Capinatator has an unusually large amount of spines in its jaw apparatus, with over 25 on each half. These spines are arranged in arcs like modern chaetognaths, although unlike the modern types no posterior or anterior teeth are observed. The body tapers anteriorly and posteriorly, but unlike all modern arrow worms except the atypical Bathybelos, a neck is observed separating the head and trunk. The tail is very small, with the anus almost at the posterior end. Unusually no fins are known, although they likely decayed prior to fossilisation. A dark line is preserved running down the middle of the animal, likely the pharynx and intestine. Thin fibres oriented lengthwise along the body are interpreted as remnants of longitudinal muscles, and poorly defined dark areas near the tail are likely ovaries. The amount of spines in the apparatus seemingly increases with size, as the smallest specimens only have around five on each side.
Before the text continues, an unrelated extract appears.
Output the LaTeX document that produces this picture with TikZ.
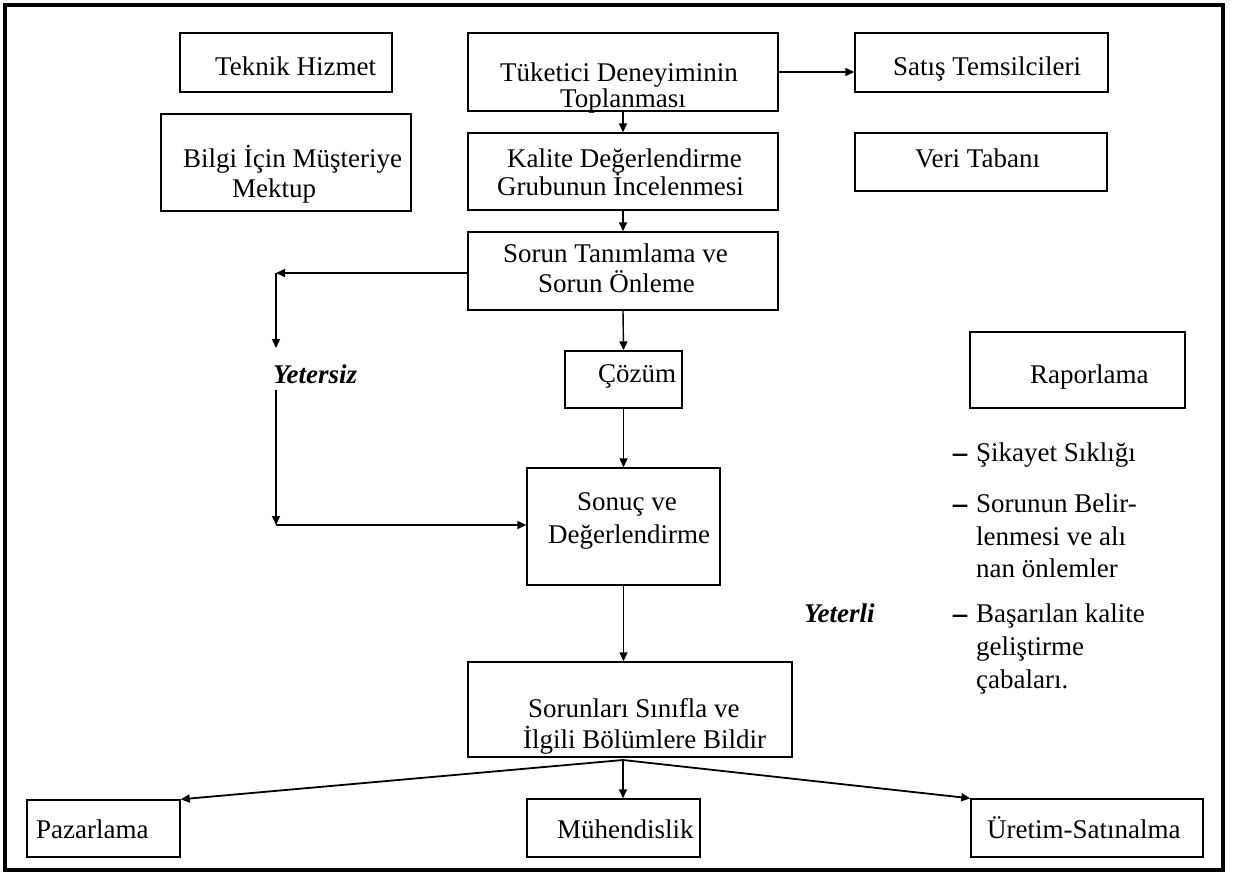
\documentclass[tikz,border=0pt]{standalone}
\usepackage{fontspec}
\setmainfont{Liberation Serif}
\newfontface\dashface[FakeBold=3]{Liberation Serif}
\usetikzlibrary{arrows.meta}

\tikzset{
  box/.style={draw, line width=1.4pt, rectangle, inner sep=0pt},
  lbl/.style={inner sep=0pt, anchor=base west, font=\fontsize{27}{30}\selectfont},
  tag/.style={lbl, font=\fontsize{27}{30}\selectfont\bfseries\itshape},
  link/.style={line width=1.4pt, -{Triangle[length=9pt,width=8pt]}},
  fanlink/.style={link, line width=1.8pt},
}
\newcommand{\bulletdash}{\makebox[23pt][l]{\dashface –}}

\begin{document}
\begin{tikzpicture}[x=1pt, y=-1pt]
\useasboundingbox (0,0) rectangle (1233,873);
% outer frame
\draw[line width=3.5pt] (5,5) rectangle (1223,870);

% boxes
\node[box, minimum width=212pt, minimum height=59pt] (tek) at (286,62.5) {};
\node[box, minimum width=250pt, minimum height=97pt] (bil) at (286,162.5) {};
\node[box, minimum width=310pt, minimum height=78pt] (tuk) at (623,72) {};
\node[box, minimum width=253pt, minimum height=59pt] (sat) at (981.5,62.5) {};
\node[box, minimum width=310pt, minimum height=77pt] (kal) at (623,171.5) {};
\node[box, minimum width=252pt, minimum height=58pt] (ver) at (981,162) {};
\node[box, minimum width=310pt, minimum height=78pt] (sor) at (623,271) {};
\node[box, minimum width=117pt, minimum height=57pt] (coz) at (623.5,379.5) {};
\node[box, minimum width=193pt, minimum height=117pt] (son) at (623.5,526.5) {};
\node[box, minimum width=215pt, minimum height=76pt] (rap) at (1077.5,370) {};
\node[box, minimum width=324pt, minimum height=95pt] (srl) at (630,709.5) {};
\node[box, minimum width=153pt, minimum height=57pt] (paz) at (103.5,828.5) {};
\node[box, minimum width=173pt, minimum height=58pt] (muh) at (613.5,828) {};
\node[box, minimum width=232pt, minimum height=58pt] (ure) at (1087,828) {};

% box texts
\node[lbl] (tekA) at (215,75) {Teknik Hizmet};
\node[lbl] (bilA) at (183,167) {Bilgi İçin Müşteriye};
\node[lbl] (bilB) at (232,197) {Mektup};
\node[lbl] (tukA) at (500,81) {Tüketici Deneyiminin};
\node[lbl] (tukB) at (560,107) {Toplanması};
\node[lbl] (satA) at (893,75) {Satış Temsilcileri};
\node[lbl] (kalA) at (507,167) {Kalite Değerlendirme};
\node[lbl] (kalB) at (497,195) {Grubunun İncelenmesi};
\node[lbl] (verA) at (915,167) {Veri Tabanı};
\node[lbl] (sorA) at (503,262) {Sorun Tanımlama ve};
\node[lbl] (sorB) at (538,292) {Sorun Önleme};
\node[lbl] (cozA) at (598,382) {Çözüm};
\node[lbl] (sonA) at (577,510) {Sonuç ve};
\node[lbl] (sonB) at (548,543) {Değerlendirme};
\node[lbl] (srlA) at (528,717) {Sorunları Sınıfla ve};
\node[lbl] (srlB) at (523,748) {İlgili Bölümlere Bildir};
\node[lbl] (rapA) at (1030,383) {Raporlama};
\node[lbl] (pazA) at (36,838) {Pazarlama};
\node[lbl] (muhA) at (557,838) {Mühendislik};
\node[lbl] (ureA) at (987,838) {Üretim-Satınalma};

% branch labels
\node[tag] (yetersiz) at (273,383) {Yetersiz};
\node[tag] (yeterli) at (804,622) {Yeterli};

% report items
\node[lbl] (r1) at (953,461) {\bulletdash Şikayet Sıklığı};
\node[lbl] (r2) at (953,512) {\bulletdash Sorunun Belir-};
\node[lbl] (r2b) at (976,545) {lenmesi ve alı};
\node[lbl] (r2c) at (976,577) {nan önlemler};
\node[lbl] (r3) at (953,622) {\bulletdash Başarılan kalite};
\node[lbl] (r3b) at (976,655) {geliştirme};
\node[lbl] (r3c) at (976,688) {çabaları.};

% main chain
\draw[link] (tuk.east |- 0,72) -- (sat.west |- 0,72);
\draw[link] (tuk.south) -- (kal.north);
\draw[link] (kal.south) -- (sor.north);
\draw[link] (sor.south) -- (coz.north);
\draw[link] (coz.south) -- (son.north);
\draw[link] (son.south) -- (son.south |- srl.north);

% insufficient loop
\coordinate (lt) at (276,273);
\coordinate (ld) at (276,348);
\coordinate (lr) at (276,390);
\coordinate (lb) at (276,525);
\draw[link] (sor.west |- lt) -- (lt);
\draw[link] (lt) -- (ld);
\draw[link] (lr) -- (lb);
\draw[link] (lb) -- (son.west |- lb);

% distribution fan
\coordinate (fan) at (623,760);
\draw[fanlink] (fan) -- (paz.north east);
\draw[link] (fan) -- (fan |- muh.north);
\draw[fanlink] (fan) -- (ure.north west);
\end{tikzpicture}
\end{document}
A possible hood is also preserved, however this is unclear. The body is roughly 10 cm long, placing it as one of the largest known chaetognaths alongside Pseudosagitta gazellae. (While claims of 15 cm long chaetognaths have been recorded, these are uncited)

== Palaeobiology ==

The strengthened tips of its spines likely helped capture prey, which was enclosed by the two halves of the apparatus moving together. Its large size likely represents a stage before chaetognaths became planktonic, with them starting out as large nektonic predators. In addition, the lack of any teeth suggests these are a derived trait, possibly evolved from some of the numerous spines due to their near-identical composition in modern arrow worms. The lack of transverse muscles and small tail suggests Capinatator was likely pelagic.

== Etymology ==

The genus name Capinatator derives from the Latin words capio (“to grasp”) and natator (“swimmer”) in reference to its predatory nature. The species name praetermissus translates to “overlooked” in reference to the length of time between discovery and naming, with some specimens having been discovered over 30 years prior.